A New Bound on Cofactors of Sparse Polynomials
Ido Nahshon, Amir Shpilka
TL;DR
The paper addresses bounding the cofactor $h$ in a sparse polynomial factorization $f=gh$ with $f(0)\neq 0$, showing that classical height bounds ( Gel'fond–Mahler–Mignotte ) which are exponential in $\deg f$ can be substantially improved when $g$ is sparse. It employs a Fourier-analytic framework, evaluating at primitive $p$-th roots of unity and leveraging Parseval’s identity to relate $\|h\|_2$ to $|f(\theta)|/|g(\theta)|$, while proving robust lower bounds for $|g(e^{i\alpha})|$ outside a small bad set via an inductive argument on the sparsity $\|g\|_0$ and prime-number theory.
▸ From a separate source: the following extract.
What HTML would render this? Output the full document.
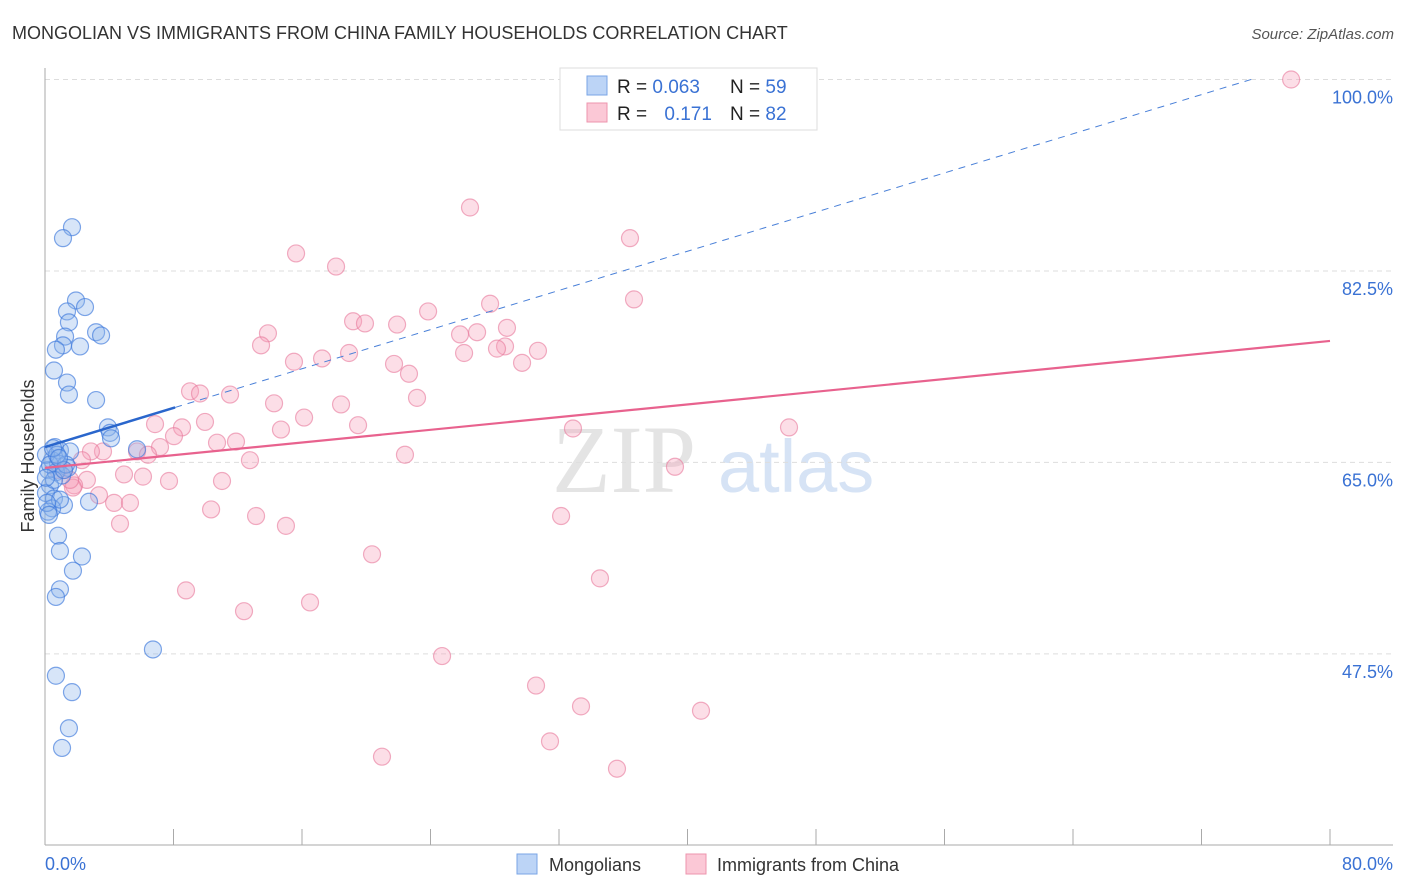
<!DOCTYPE html>
<html><head><meta charset="utf-8">
<style>
body{margin:0;background:#fff;font-family:"Liberation Sans",sans-serif;}
svg{display:block}
</style></head>
<body>
<svg id="chart" width="1406" height="892" xmlns="http://www.w3.org/2000/svg">
<text x="12" y="39" font-size="18" fill="#333">MONGOLIAN VS IMMIGRANTS FROM CHINA FAMILY HOUSEHOLDS CORRELATION CHART</text>
<text x="1394" y="39" font-size="15" fill="#555" text-anchor="end" font-style="italic">Source: ZipAtlas.com</text>
<text x="552" y="492" font-size="96" fill="#e4e4e4" font-family="Liberation Serif">ZIP</text>
<text x="718" y="492" font-size="74" fill="#d6e3f5">atlas</text>
<g id="grid"></g>
<g id="axes"></g>
<g id="pts"></g>
<g id="lines"></g>
<text transform="translate(34,456) rotate(-90)" font-size="18" fill="#333" text-anchor="middle">Family Households</text>
<text x="45" y="870" font-size="18" fill="#3a72d4">0.0%</text>
<text x="1393" y="870" font-size="18" fill="#3a72d4" text-anchor="end">80.0%</text>
<g>
<rect x="560" y="68" width="257" height="62" fill="#fff" stroke="#ddd"/>
<rect x="587" y="76" width="20" height="19" fill="#bcd4f6" stroke="#7aa5e6"/>
<rect x="587" y="103" width="20" height="19" fill="#fbc8d6" stroke="#ee94ae"/>
<text x="617" y="93" font-size="19" fill="#222">R = <tspan fill="#3a72d4">0.063</tspan></text>
<text x="730" y="93" font-size="19" fill="#222">N = <tspan fill="#3a72d4">59</tspan></text>
<text x="617" y="120" font-size="19" fill="#222">R = <tspan fill="#3a72d4" dx="12">0.171</tspan></text>
<text x="730" y="120" font-size="19" fill="#222">N = <tspan fill="#3a72d4">82</tspan></text>
</g>
<g>
<rect x="517" y="854" width="20" height="20" fill="#bcd4f6" stroke="#7aa5e6"/>
<text x="549" y="871" font-size="18" fill="#333">Mongolians</text>
</g>
<g>
<rect x="686" y="854" width="20" height="20" fill="#fbc8d6" stroke="#ee94ae"/>
<text x="717" y="871" font-size="18" fill="#333">Immigrants from China</text>
</g>
</svg>
<script>
const yTicks=[100,82.5,65,47.5];
const yTickLabels=["100.0%","82.5%","65.0%","47.5%"];
const blueX=[1.68,1.12,1.93,2.49,1.37,1.49,1.25,1.12,2.18,3.18,3.49,0.68,0.56,1.37,1.49,3.18,3.92,4.05,4.11,5.73,2.74,0.62,0.93,1.56,0.44,0.81,1.43,0.19,0.68,1.06,0.31,0.06,0.56,1.18,0.44,0.19,0.81,0.93,2.30,1.74,0.93,0.68,6.72,0.68,1.68,1.49,1.06,0.06,0.31,1.31,0.56,0.93,0.12,0.25,0.75,1.18,0.50,0.87,0.06];
const blueY=[86.5,85.5,79.8,79.2,78.8,77.8,76.5,75.7,75.6,76.9,76.6,75.3,73.4,72.3,71.2,70.7,68.2,67.7,67.2,66.2,61.4,66.4,66.1,66.0,65.2,64.9,64.5,64.3,64.1,63.8,62.9,62.2,61.7,61.1,60.8,60.5,58.3,56.9,56.4,55.1,53.4,52.7,47.9,45.5,44.0,40.7,38.9,65.7,64.8,64.8,63.4,61.6,61.3,60.2,65.7,64.3,66.3,65.4,63.6];
const pinkX=[77.58,26.46,36.42,15.63,18.12,36.67,27.71,23.85,19.18,19.92,21.92,13.88,25.84,26.90,28.76,13.45,28.64,28.14,18.93,30.69,17.25,26.09,15.50,21.73,29.70,22.66,9.03,9.65,11.52,23.16,14.26,18.43,6.85,8.53,9.96,16.13,19.49,32.87,46.32,14.69,8.03,11.89,10.71,7.16,5.73,3.61,2.86,6.41,2.30,12.76,22.41,39.22,4.92,6.10,7.72,11.02,2.61,1.81,1.74,3.36,4.30,5.29,10.34,13.14,32.13,15.00,4.67,20.36,34.55,8.78,16.50,12.39,24.72,30.57,33.37,40.84,31.44,20.98,35.61,1.18,1.56,0.81];
const pinkY=[100,88.3,85.5,84.1,82.9,79.9,79.5,78.8,77.9,77.7,77.6,76.8,76.7,76.9,77.3,75.7,75.6,75.4,75.0,75.2,74.5,75.0,74.2,74.0,74.1,73.1,71.5,71.3,71.2,70.9,70.4,70.3,68.5,68.2,68.7,69.1,68.4,68.1,68.2,68.0,67.4,66.9,66.8,66.4,66.0,66.0,66.0,65.7,65.2,65.2,65.7,64.6,63.9,63.7,63.3,63.3,63.4,62.9,62.7,62.0,61.3,61.3,60.7,60.1,60.1,59.2,59.4,56.6,54.4,53.3,52.2,51.4,47.3,44.6,42.7,42.3,39.5,38.1,37.0,64.3,63.4,64.3];
const blueTrend=[66.4,102.2];
const pinkTrend=[64.5,76.1];
const NS='http://www.w3.org/2000/svg';
const X0=45,X1=1330,Y100=79.5,PXPER=10.94;
function sx(v){return X0+(v/80)*(X1-X0);}
function sy(v){return Y100+(100-v)*PXPER;}
function mk(tag,attrs,parent){const e=document.createElementNS(NS,tag);for(const k in attrs)e.setAttribute(k,attrs[k]);parent.appendChild(e);return e;}
const grid=document.getElementById('grid'),axes=document.getElementById('axes'),pts=document.getElementById('pts'),lines=document.getElementById('lines');
yTicks.forEach((t,i)=>{
  const l=mk('line',{x1:X0,x2:1393,y1:sy(t),y2:sy(t),stroke:'#ddd','stroke-dasharray':'5,4'},grid);
  
  
  const tx=mk('text',{x:1393,y:sy(t)+24,'font-size':18,fill:'#3a72d4','text-anchor':'end'},grid);
  tx.textContent=yTickLabels[i];
  
  
});
const ya=mk('line',{x1:X0,x2:X0,y1:68,y2:845,stroke:'#aaa'},axes);


const xa=mk('line',{x1:X0,x2:1393,y1:845,y2:845,stroke:'#aaa'},axes);


for(let i=0;i<=10;i++){
  const t=mk('line',{x1:sx(i*8),x2:sx(i*8),y1:829,y2:845,stroke:'#aaa'},axes);
  
  
}
pinkX.forEach((x,i)=>{
  const c=mk('circle',{cx:sx(x),cy:sy(pinkY[i]),r:8.5,fill:'rgba(246,160,186,0.35)',stroke:'rgba(232,120,155,0.6)','stroke-width':1.2},pts);
  
  
});
blueX.forEach((x,i)=>{
  const c=mk('circle',{cx:sx(x),cy:sy(blueY[i]),r:8.5,fill:'rgba(140,180,236,0.35)',stroke:'rgba(60,120,220,0.65)','stroke-width':1.2},pts);
  
  
});
function by(x){return blueTrend[0]+(blueTrend[1]-blueTrend[0])*x/80;}
const bd=mk('line',{x1:sx(8.1),y1:sy(by(8.1)),x2:sx(75.3),y2:sy(by(75.3)),stroke:'#4a80d8','stroke-width':1,'stroke-dasharray':'7,6'},lines);


const bs=mk('line',{x1:sx(0),y1:sy(by(0)),x2:sx(8.1),y2:sy(by(8.1)),stroke:'#2a66cc','stroke-width':2.5},lines);


const pl=mk('line',{x1:sx(0),y1:sy(pinkTrend[0]),x2:sx(80),y2:sy(pinkTrend[1]),stroke:'#e8628e','stroke-width':2.2},lines);


</script>
</body></html>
The main contributions include an explicit bound on $\|h\|_2$ that depends primarily on the sparsity of $g$ (with corollaries for monic or integral coefficients), the implication that exact division can be performed in quasi-linear time in the input size and quotient sparsity, and a quadratic separation between exact and non-exact divisibility. These results resolve a long-standing open problem on exact divisibility of sparse polynomials and have potential to substantially speed up exact-division algorithms in computer algebra.
Abstract
We prove that for polynomials $f, g, h \in \mathbb{Z}[x]$ satisfying $f = gh$ and $f(0) \neq 0$, the $\ell_2$-norm of the cofactor $h$ is bounded by $\|h\|_2 \leq \|f\|_1 \cdot\left( \widetilde{O}\left(\|g\|_0^3 \frac{\text{deg }{(f)}^2}{\sqrt{\text{deg }{(g)}}}\right)\right)^{\|g\|_0 - 1}$, where $\|g\|_0$ is the number of nonzero coefficients of $g$ (its sparsity). We also obtain similar results for polynomials over $\mathbb{C}$. This result significantly improves upon previously known exponential bounds (in $\text{deg }{(f)}$) for general polynomials. It further implies that, under exact division, the polynomial division algorithm runs in quasi-linear time with respect to the input size and the number of terms in the quotient $h$. This resolves a long-standing open problem concerning the exact divisibility of sparse polynomials. In particular, our result demonstrates a quadratic separation between the runtime (and representation size) of exact and non-exact divisibility by sparse polynomials. Notably, prior to our work, it was not even known whether the representation size of the quotient polynomial could be bounded by a sub-quadratic function of its number of terms, specifically of $\text{deg }{(f)}$.